Whatever the reasons for Conrad's ouster, it speaks volumes about the politics of bankruptcy. First, during the "public comment" period prior to Conrad's firing, it turns out, Merchants Bank, Vermont's largest financial institution, had actively solicited letters to the Second Circuit from prominent Vermont banking attorneys critical of Conrad, according to Vermont attorneys who have litigated against the bank. Chief Judge Winter named a partner in a Vermont law firm that provides that same bank's legal counsel to chair the "merit selection" committee to recommend Conrad's replacement. And, in December, the Second Circuit announced its choice to replace Judge Conrad: the former in-house counsel to another large bank, this one in New York. If nothing else, the fate of Vermont's sole bankruptcy judge is a parable for how the financial-service industry can promote its interests even amid the supposed insulation of the judicial system.
Conrad is not the only federal bankruptcy judge to fall victim to this growing rift in bankruptcy philosophy. Last year at least one other respected, relatively progressive bankruptcy judge, John Pearson of Kansas, was passed over for renomination, while two other bankruptcy judges reportedly came close to losing their jobs. "This is a completely new slate of judges. It's a different universe on bankruptcy," one veteran bankruptcy attorney said to me recently.

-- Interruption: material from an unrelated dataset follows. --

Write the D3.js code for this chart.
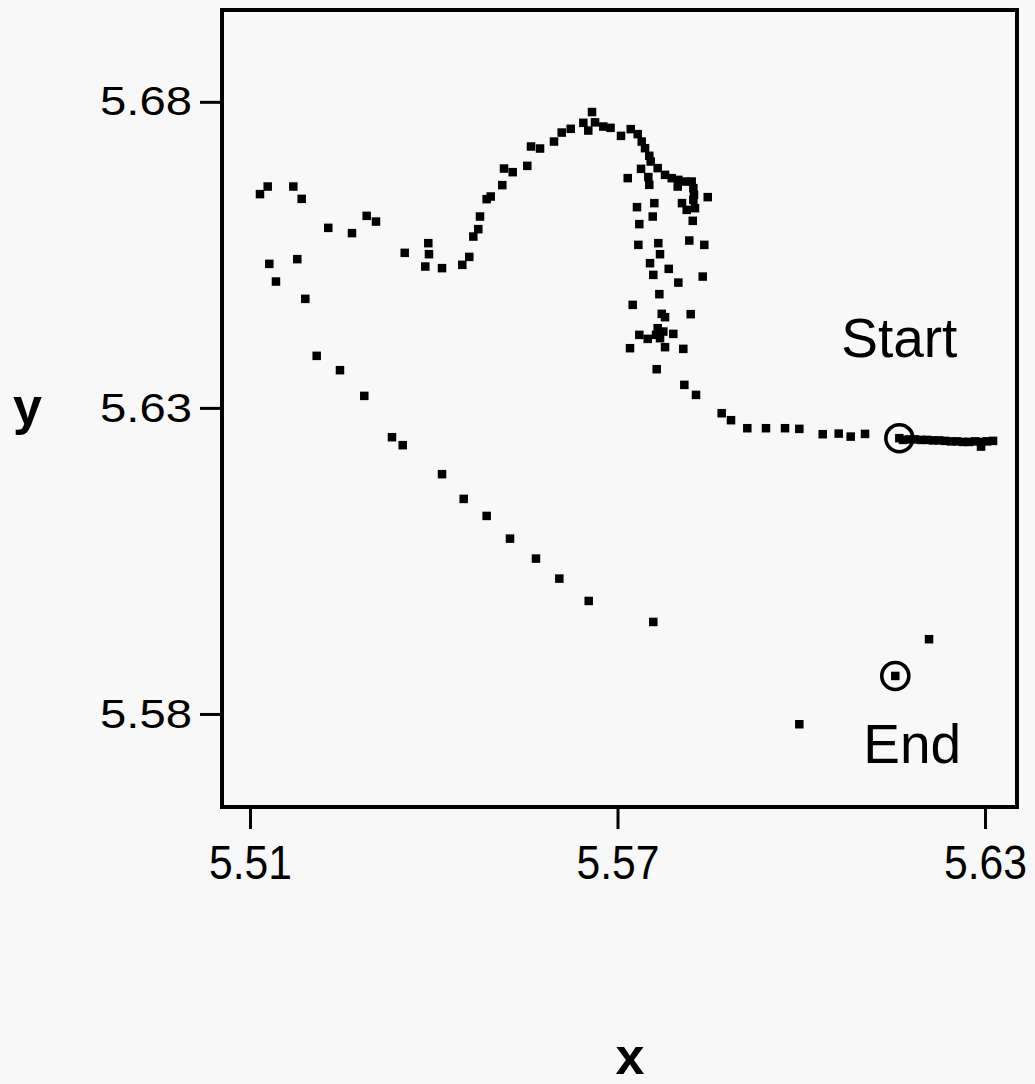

This, then, is where Washington is headed in the first weeks of the Bush era. In the federal judiciary and in Congress, the drive is on to turn America's bankruptcy courts from a consumer safety valve into taxpayer-supported collection agencies -- for the same credit companies that have sold Americans a crushing mountain of personal debt. No system of commerce, as Conrad is fond of saying, can long survive without a debt-relief mechanism. But now American bankruptcy law has become just another beachhead in corporations' long drive to deregulate greed.